JEFFERSON CITY, Mo. — A Missouri lawmaker is hoping the state will regulate vaping the way it regulates smoking.
His proposed legislation received a senate hearing in Jefferson City today.
Several high school and middle school students traveled to the capitol to testify in support of the bill.
They hope the state can do more to keep the products out of the hands of students.
Senator Lincoln Hough testified before the Senate Seniors, Family, and Children Committee about why he filed Senate Bill 829.
Sen. Lincoln Hough, (R) Springfield, said, “My intent with this legislation is to help our youth to not start using tobacco products.”
Hough’s bill would make vaping illegal in the same areas where state law prohibits smoking.
It would change state law to make 21 the age for purchasing vaping products.

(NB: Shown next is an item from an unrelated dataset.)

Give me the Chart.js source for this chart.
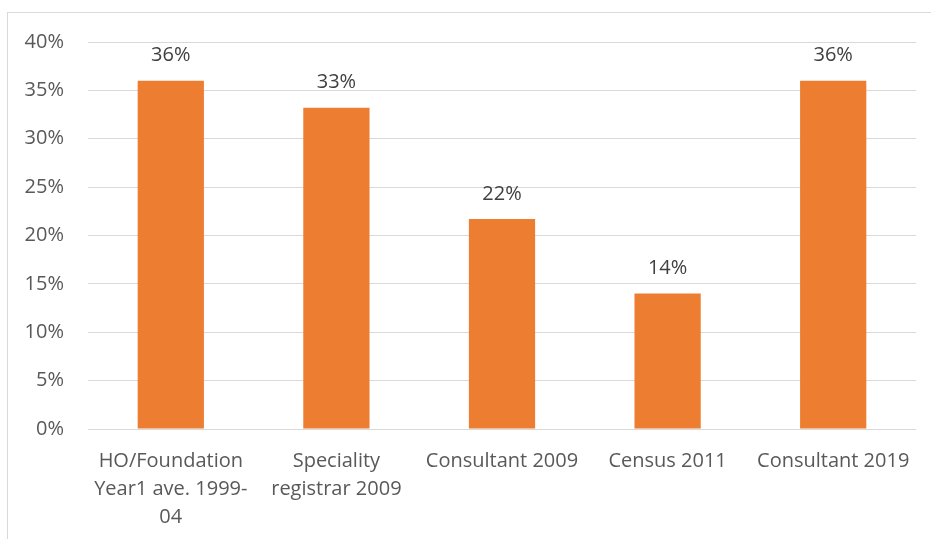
<!DOCTYPE html>
<html>
<head>
<meta charset="utf-8">
<script src="https://cdn.jsdelivr.net/npm/chart.js@4/dist/chart.umd.min.js"></script>
<style>
  html, body { margin: 0; padding: 0; background: #fff; }
  #wrap { position: relative; width: 931px; height: 539px; overflow: hidden; }
  #frame { position: absolute; left: 7px; top: 12px; width: 1000px; height: 600px;
           border: 1px solid #D9D9D9; box-sizing: border-box; }
  canvas { position: absolute; left: 0; top: 0; }
</style>
</head>
<body>
<div id="wrap">
  <div id="frame"></div>
  <canvas id="c" width="931" height="539"></canvas>
</div>
<script>
// Share of women in each grade / survey
const categories = [
  ["HO/Foundation", "Year1 ave. 1999-", "04"],
  ["Speciality", "registrar 2009"],
  "Consultant 2009",
  "Census 2011",
  "Consultant 2019"
];
const shares = [0.36, 0.332, 0.217, 0.14, 0.36];
const yTicks = [0, 0.05, 0.10, 0.15, 0.20, 0.25, 0.30, 0.35, 0.40];

const FONT = "'Open Sans', sans-serif";
const pct = v => Math.round(v * 100) + "%";

// Writes each bar's value above it
const valueLabels = {
  id: "valueLabels",
  afterDatasetsDraw(chart) {
    const ctx = chart.ctx;
    const meta = chart.getDatasetMeta(0);
    ctx.save();
    ctx.font = "20px " + FONT;
    ctx.fillStyle = "#404040";
    ctx.textAlign = "center";
    ctx.textBaseline = "middle";
    meta.data.forEach((bar, i) => {
      ctx.fillText(pct(shares[i]), bar.x, bar.y - 25);
    });
    ctx.restore();
  }
};

new Chart(document.getElementById("c"), {
  type: "bar",
  data: {
    labels: categories,
    datasets: [{
      data: shares,
      backgroundColor: "#ED7D31",
      borderWidth: 0,
      categoryPercentage: 1,
      barPercentage: 0.4
    }]
  },
  options: {
    responsive: false,
    animation: false,
    layout: { padding: { top: 42, right: 15, left: 0, bottom: 0 } },
    plugins: { legend: { display: false }, tooltip: { enabled: false } },
    scales: {
      x: {
        grid: { display: false, drawTicks: false },
        border: { display: false },
        ticks: {
          color: "#595959",
          font: { family: FONT, size: 20, lineHeight: 1.4 },
          padding: 18,
          maxRotation: 0,
          autoSkip: false
        },
        afterFit(s) { s.height = 539 - 429; }
      },
      y: {
        min: 0,
        max: 0.4,
        afterBuildTicks(s) { s.ticks = yTicks.map(v => ({ value: v })); },
        grid: { color: "#D9D9D9", lineWidth: 1, drawTicks: false },
        border: { display: false },
        ticks: {
          color: "#595959",
          font: { family: FONT, size: 20 },
          padding: 24,
          callback: v => pct(v)
        },
        afterFit(s) { s.width = 88; }
      }
    }
  },
  plugins: [valueLabels]
});
</script>
</body>
</html>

Multiple health officials and several students testified in support of the legislation.
Some said they feel peer pressure to vape.
Grace Replogle, Republic Middle School Student, said, “At my school I regularly see students passing vapes in hallways and bathrooms and now several of them have tried to quit but I have not been able to.”
Avery Erwin, Hickory Hills Middle School Student, said, “Users can hide them in their backpacks, pockets and lockers they can breathe the vapor into their sleeves and backpacks and even wait for the teacher to leave the room for just a few seconds.”
Hough said his legislation would also create a state registration allowing regulators to know which businesses are selling vaping products.
And by taxing the products just like tobacco merchandise, money would be used for local and state cessation programs and enforcement to ensure businesses are not selling to minors.
“there’s actual dollars behind the enforcement that currently we don’t have a lot of right now in the state,” said Hough.
A representative from the Vapor Technology Association testified against the bill.
He said the industry supports regulation, but opposes treating vaping products the same as tobacco and says vaping helps adults to quit smoking.
Kino Becton, Vaping Technology Association, said, “I lost three family members to smoking related diseases and these are products that I think if they had been on the market years before, those families would probably still be here today.”
Federal law recently changed to raise the age to buy vaping products to 21.
Hough’s bill would make it a state crime to sell to anyone under the age of 21.